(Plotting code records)

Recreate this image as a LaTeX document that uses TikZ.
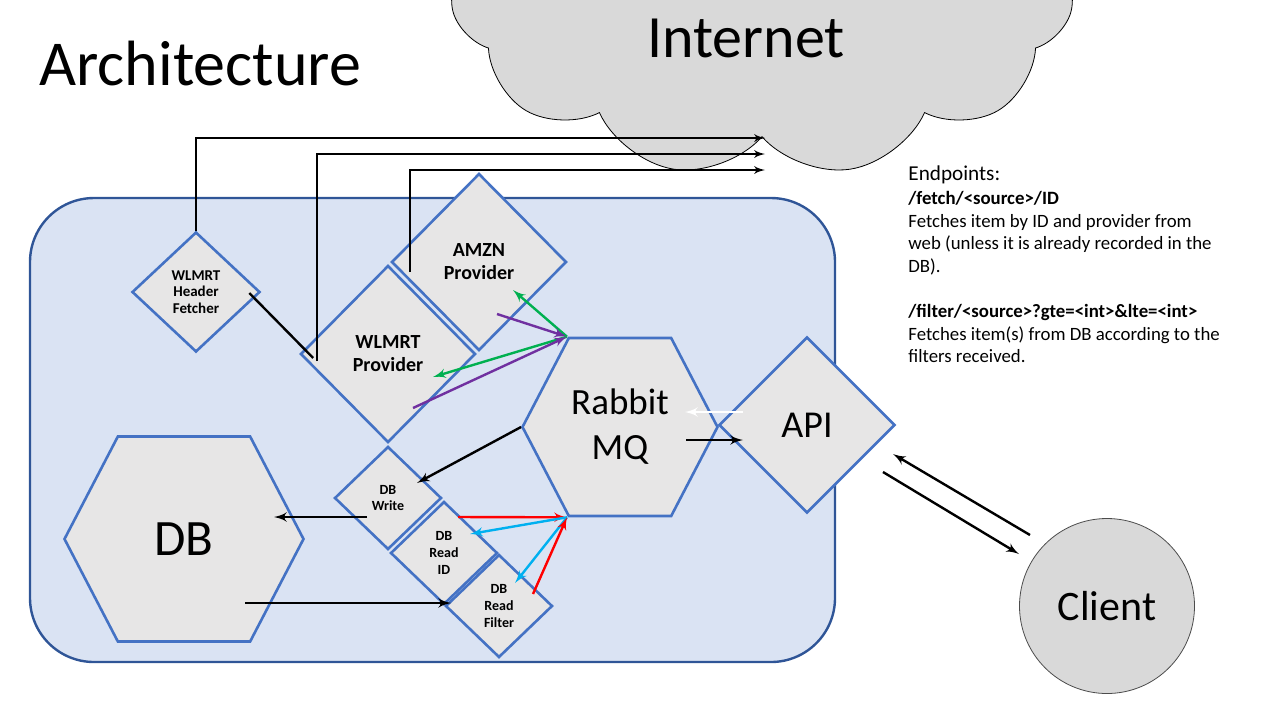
\documentclass[tikz,border=0pt]{standalone}
\usepackage{fontspec}
\setmainfont{Carlito}
\usepackage{tikz}
\usetikzlibrary{arrows,calc,positioning,shapes.geometric,shapes.symbols}
\tikzset{every picture/.style={
  >=latex'                      % LaTeX style arrows.
  }
}
\definecolor{panel}{HTML}{DAE3F3}
\definecolor{panelrim}{HTML}{2F5597}
\definecolor{boxfill}{HTML}{E7E6E6}
\definecolor{boxrim}{HTML}{4472C4}
\definecolor{cloudfill}{HTML}{D9D9D9}
\definecolor{msggreen}{HTML}{00B050}
\definecolor{msgpurple}{HTML}{7030A0}
\definecolor{msgred}{HTML}{FF0000}
\definecolor{msgblue}{HTML}{00B0F0}

\begin{document}
\begin{tikzpicture}[x=0.5pt,y=-0.5pt,
    svc/.style={                % Rounded panel holding the services.
      rectangle,
      rounded corners=32pt,
      draw=panelrim,
      fill=panel,
      line width=1.2pt,
      minimum width=402.5pt,
      minimum height=232pt
    },
    dmd/.style={                % Diamond shaped components.
      diamond,
      aspect=1,
      draw=boxrim,
      fill=boxfill,
      line width=1.3pt,
      inner sep=0pt,
      align=center
    },
    hexa/.style={               % Hexagon shaped components.
      signal,
      signal to=west and east,
      signal pointer angle=125,
      draw=boxrim,
      fill=boxfill,
      line width=1.3pt,
      inner sep=0pt,
      align=center
    },
    small/.style={              % Small bold captions.
      font=\fontsize{7}{8.3}\selectfont\bfseries,
      minimum width=53.5pt,
      minimum height=51.5pt
    },
    prov/.style={
      font=\fontsize{10}{11.5}\selectfont\bfseries,
      minimum width=87.5pt,
      minimum height=88.5pt
    },
    conn/.style={               % Black message arrows.
      ->,
      line width=1.2pt
    },
    web/.style={                % Lines out to the internet.
      ->,
      line width=0.9pt
    }]

    \clip (0,0) rectangle (1280,720);

    % Panel, title and the internet.
    \node[svc] (svc) at (432.5,430) {};
    \node[anchor=base west,inner sep=0pt,font=\fontsize{32}{32}\selectfont]
      (title) at (39,85) {Architecture};
    \node[cloud,cloud puffs=11,cloud puff arc=115,aspect=1.7,draw,
      fill=cloudfill,line width=0.4pt,minimum width=312pt,minimum height=192pt]
      (internet) at (762,-15) {};
    \node[anchor=base,inner sep=0pt,font=\fontsize{30}{30}\selectfont]
      (inettxt) at (746,57) {Internet};

    % Providers.
    \node[dmd,small,font=\fontsize{7.5}{8.3}\selectfont\bfseries,
      minimum width=64pt,minimum height=60pt]
      (hdrfetch) at (196,292) {WLMRT\\Header\\Fetcher};
    \node[dmd,prov] (amzn)  at (479,262) {AMZN\\Provider};
    \node[dmd,prov] (wprov) at (388,354) {WLMRT\\Provider};

    % Queue, API and database.
    \node[hexa,minimum width=97.5pt,minimum height=89pt,
      font=\fontsize{18.5}{22.5}\selectfont] (rabbit) at (620,427) {Rabbit\\MQ};
    \node[dmd,minimum width=88pt,minimum height=88pt,
      font=\fontsize{19}{20}\selectfont] (api) at (807,425) {API};
    \node[hexa,minimum width=119.5pt,minimum height=102.5pt,
      font=\fontsize{25.5}{26}\selectfont] (db) at (184,539) {DB};
    \node[dmd,small] (dbwrite) at (388,498) {DB\\Write};
    \node[dmd,small] (dbid)    at (444,553) {DB\\Read\\ID};
    \node[dmd,small] (dbfilt)  at (499,606) {DB\\Read\\Filter};

    % Client.
    \node[circle,draw=black!70,fill=cloudfill,line width=0.4pt,
      minimum size=87.5pt,font=\fontsize{21}{22}\selectfont]
      (client) at (1107,606) {Client};

    % Endpoint notes.
    \node[anchor=north west,inner sep=0pt,align=left,
      font=\fontsize{9.4}{11.3}\selectfont] (endpoints) at (908,165)
      {{\fontsize{10.6}{11.3}\selectfont Endpoints:}\\[1pt]
       \textbf{/fetch/<source>/ID}\\
       Fetches item by ID and provider from\\
       web (unless it is already recorded in the\\
       DB).\\[11.3pt]
       \textbf{/filter/<source>?gte=<int>\&lte=<int>}\\
       Fetches item(s) from DB according to the\\
       filters received.};

    % Corners of the queue.
    \coordinate (rtl) at ($(rabbit.north)+(-53,0)$);
    \coordinate (rbl) at ($(rabbit.south)+(-53,0)$);
    \coordinate (in1) at (765,138);
    \coordinate (in2) at (765,154);
    \coordinate (in3) at (765,170);

    % Requests to the internet.
    \draw[web] (hdrfetch.north) |- (in1);
    \draw[web] ($(wprov.west)+(18,7)$) |- (in2);
    \draw[web] ($(amzn.west)+(20,10)$) |- (in3);
    \draw[line width=1.2pt] ($(hdrfetch.east)+(-12,1)$)
      to ($(wprov.west)+(14,4)$);

    % Provider messages.
    \draw[conn,msggreen]  (rtl) to ($(amzn)+(34,28)$);
    \draw[conn,msgpurple] ($(amzn)+(18,52)$) to (rtl);
    \draw[conn,msggreen]  (rtl) to ($(wprov)+(45,23)$);
    \draw[conn,msgpurple] ($(wprov)+(25,54)$) to (rtl);

    % Database messages.
    \draw[conn] (rabbit.west) to ($(dbwrite)+(29,-15)$);
    \draw[conn,msgred]  ($(dbid)+(14,-36)$) to (rbl);
    \draw[conn,msgblue] (rbl) to ($(dbid)+(26,-19)$);
    \draw[conn,msgblue] (rbl) to ($(dbfilt)+(16,-23)$);
    \draw[conn,msgred]  ($(dbfilt)+(34,-12)$) to (rbl);
    \draw[conn] ($(dbwrite)+(-21,19)$) to ($(db)+(90,-22)$);
    \draw[conn] ($(db)+(61,64)$) to ($(dbfilt)+(-48,-3)$);

    % API traffic.
    \draw[conn,white] ($(api)+(-64,-13)$) to ($(rabbit)+(65,-15)$);
    \draw[conn] ($(rabbit)+(66,13)$) to ($(api)+(-64,15)$);
    \draw[conn] ($(client)+(-77,-71)$) to ($(api)+(86,29)$);
    \draw[conn] ($(api)+(76,47)$) to ($(client)+(-88,-52)$);
\end{tikzpicture}
\end{document}
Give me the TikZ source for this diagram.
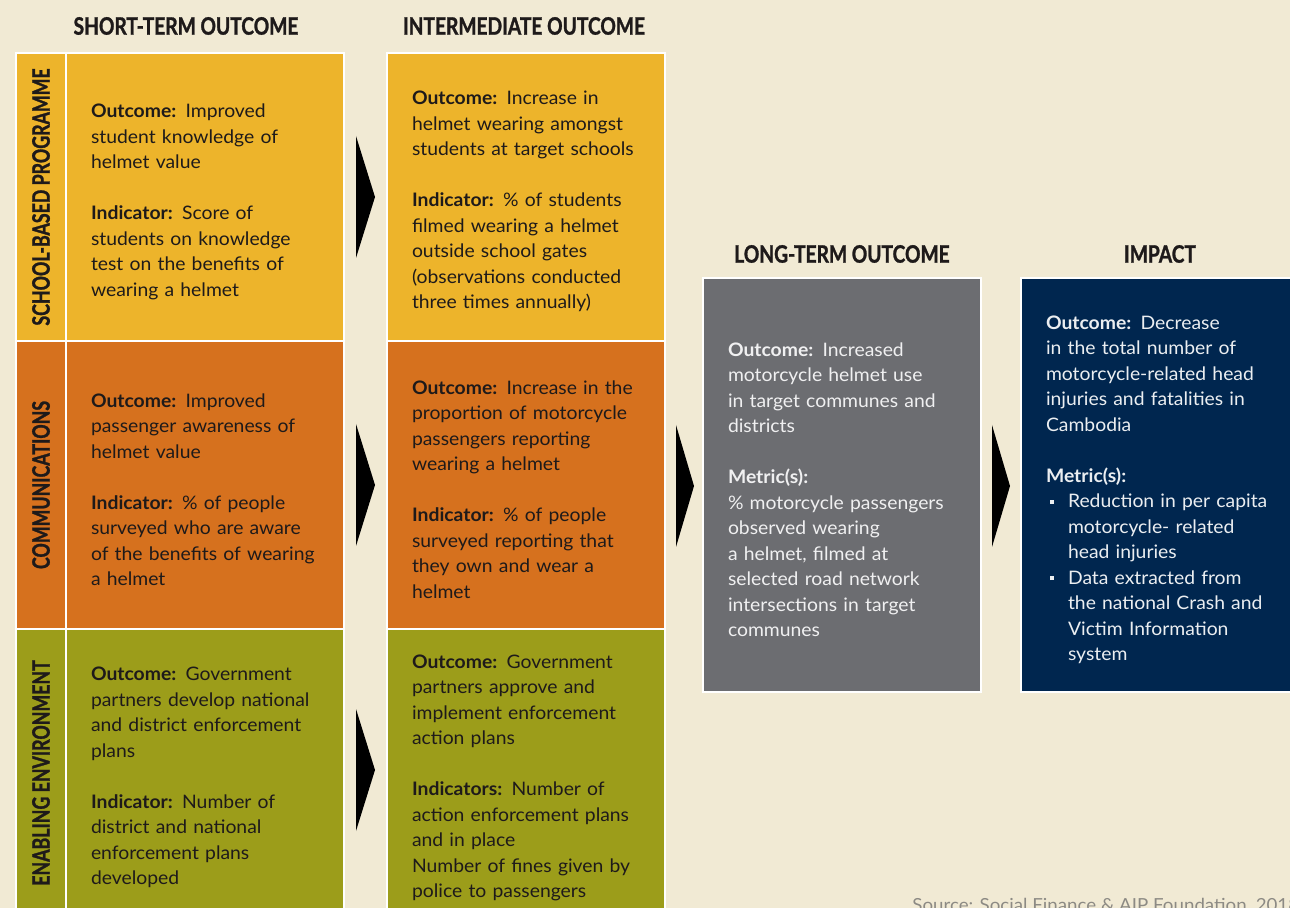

→ **The task**:
Quote the material exactly. Pictures stay out.

→ **The output**:
Recreate this image as a LaTeX document that uses TikZ.
\documentclass[tikz,border=0pt]{standalone}
\usepackage{fontspec}
\setmainfont{Carlito}
\usepackage{tikz}
\usetikzlibrary{arrows,calc,positioning,shapes.geometric,shapes.symbols}
\tikzset{every picture/.style={
  >=latex'                      % LaTeX style arrows.
  }
}
\definecolor{panel}{HTML}{DAE3F3}
\definecolor{panelrim}{HTML}{2F5597}
\definecolor{boxfill}{HTML}{E7E6E6}
\definecolor{boxrim}{HTML}{4472C4}
\definecolor{cloudfill}{HTML}{D9D9D9}
\definecolor{msggreen}{HTML}{00B050}
\definecolor{msgpurple}{HTML}{7030A0}
\definecolor{msgred}{HTML}{FF0000}
\definecolor{msgblue}{HTML}{00B0F0}

\begin{document}
\begin{tikzpicture}[x=0.5pt,y=-0.5pt,
    svc/.style={                % Rounded panel holding the services.
      rectangle,
      rounded corners=32pt,
      draw=panelrim,
      fill=panel,
      line width=1.2pt,
      minimum width=402.5pt,
      minimum height=232pt
    },
    dmd/.style={                % Diamond shaped components.
      diamond,
      aspect=1,
      draw=boxrim,
      fill=boxfill,
      line width=1.3pt,
      inner sep=0pt,
      align=center
    },
    hexa/.style={               % Hexagon shaped components.
      signal,
      signal to=west and east,
      signal pointer angle=125,
      draw=boxrim,
      fill=boxfill,
      line width=1.3pt,
      inner sep=0pt,
      align=center
    },
    small/.style={              % Small bold captions.
      font=\fontsize{7}{8.3}\selectfont\bfseries,
      minimum width=53.5pt,
      minimum height=51.5pt
    },
    prov/.style={
      font=\fontsize{10}{11.5}\selectfont\bfseries,
      minimum width=87.5pt,
      minimum height=88.5pt
    },
    conn/.style={               % Black message arrows.
      ->,
      line width=1.2pt
    },
    web/.style={                % Lines out to the internet.
      ->,
      line width=0.9pt
    }]

    \clip (0,0) rectangle (1280,720);

    % Panel, title and the internet.
    \node[svc] (svc) at (432.5,430) {};
    \node[anchor=base west,inner sep=0pt,font=\fontsize{32}{32}\selectfont]
      (title) at (39,85) {Architecture};
    \node[cloud,cloud puffs=11,cloud puff arc=115,aspect=1.7,draw,
      fill=cloudfill,line width=0.4pt,minimum width=312pt,minimum height=192pt]
      (internet) at (762,-15) {};
    \node[anchor=base,inner sep=0pt,font=\fontsize{30}{30}\selectfont]
      (inettxt) at (746,57) {Internet};

    % Providers.
    \node[dmd,small,font=\fontsize{7.5}{8.3}\selectfont\bfseries,
      minimum width=64pt,minimum height=60pt]
      (hdrfetch) at (196,292) {WLMRT\\Header\\Fetcher};
    \node[dmd,prov] (amzn)  at (479,262) {AMZN\\Provider};
    \node[dmd,prov] (wprov) at (388,354) {WLMRT\\Provider};

    % Queue, API and database.
    \node[hexa,minimum width=97.5pt,minimum height=89pt,
      font=\fontsize{18.5}{22.5}\selectfont] (rabbit) at (620,427) {Rabbit\\MQ};
    \node[dmd,minimum width=88pt,minimum height=88pt,
      font=\fontsize{19}{20}\selectfont] (api) at (807,425) {API};
    \node[hexa,minimum width=119.5pt,minimum height=102.5pt,
      font=\fontsize{25.5}{26}\selectfont] (db) at (184,539) {DB};
    \node[dmd,small] (dbwrite) at (388,498) {DB\\Write};
    \node[dmd,small] (dbid)    at (444,553) {DB\\Read\\ID};
    \node[dmd,small] (dbfilt)  at (499,606) {DB\\Read\\Filter};

    % Client.
    \node[circle,draw=black!70,fill=cloudfill,line width=0.4pt,
      minimum size=87.5pt,font=\fontsize{21}{22}\selectfont]
      (client) at (1107,606) {Client};

    % Endpoint notes.
    \node[anchor=north west,inner sep=0pt,align=left,
      font=\fontsize{9.4}{11.3}\selectfont] (endpoints) at (908,165)
      {{\fontsize{10.6}{11.3}\selectfont Endpoints:}\\[1pt]
       \textbf{/fetch/<source>/ID}\\
       Fetches item by ID and provider from\\
       web (unless it is already recorded in the\\
       DB).\\[11.3pt]
       \textbf{/filter/<source>?gte=<int>\&lte=<int>}\\
       Fetches item(s) from DB according to the\\
       filters received.};

    % Corners of the queue.
    \coordinate (rtl) at ($(rabbit.north)+(-53,0)$);
    \coordinate (rbl) at ($(rabbit.south)+(-53,0)$);
    \coordinate (in1) at (765,138);
    \coordinate (in2) at (765,154);
    \coordinate (in3) at (765,170);

    % Requests to the internet.
    \draw[web] (hdrfetch.north) |- (in1);
    \draw[web] ($(wprov.west)+(18,7)$) |- (in2);
    \draw[web] ($(amzn.west)+(20,10)$) |- (in3);
    \draw[line width=1.2pt] ($(hdrfetch.east)+(-12,1)$)
      to ($(wprov.west)+(14,4)$);

    % Provider messages.
    \draw[conn,msggreen]  (rtl) to ($(amzn)+(34,28)$);
    \draw[conn,msgpurple] ($(amzn)+(18,52)$) to (rtl);
    \draw[conn,msggreen]  (rtl) to ($(wprov)+(45,23)$);
    \draw[conn,msgpurple] ($(wprov)+(25,54)$) to (rtl);

    % Database messages.
    \draw[conn] (rabbit.west) to ($(dbwrite)+(29,-15)$);
    \draw[conn,msgred]  ($(dbid)+(14,-36)$) to (rbl);
    \draw[conn,msgblue] (rbl) to ($(dbid)+(26,-19)$);
    \draw[conn,msgblue] (rbl) to ($(dbfilt)+(16,-23)$);
    \draw[conn,msgred]  ($(dbfilt)+(34,-12)$) to (rbl);
    \draw[conn] ($(dbwrite)+(-21,19)$) to ($(db)+(90,-22)$);
    \draw[conn] ($(db)+(61,64)$) to ($(dbfilt)+(-48,-3)$);

    % API traffic.
    \draw[conn,white] ($(api)+(-64,-13)$) to ($(rabbit)+(65,-15)$);
    \draw[conn] ($(rabbit)+(66,13)$) to ($(api)+(-64,15)$);
    \draw[conn] ($(client)+(-77,-71)$) to ($(api)+(86,29)$);
    \draw[conn] ($(api)+(76,47)$) to ($(client)+(-88,-52)$);
\end{tikzpicture}
\end{document}
Give me the TikZ source for this diagram.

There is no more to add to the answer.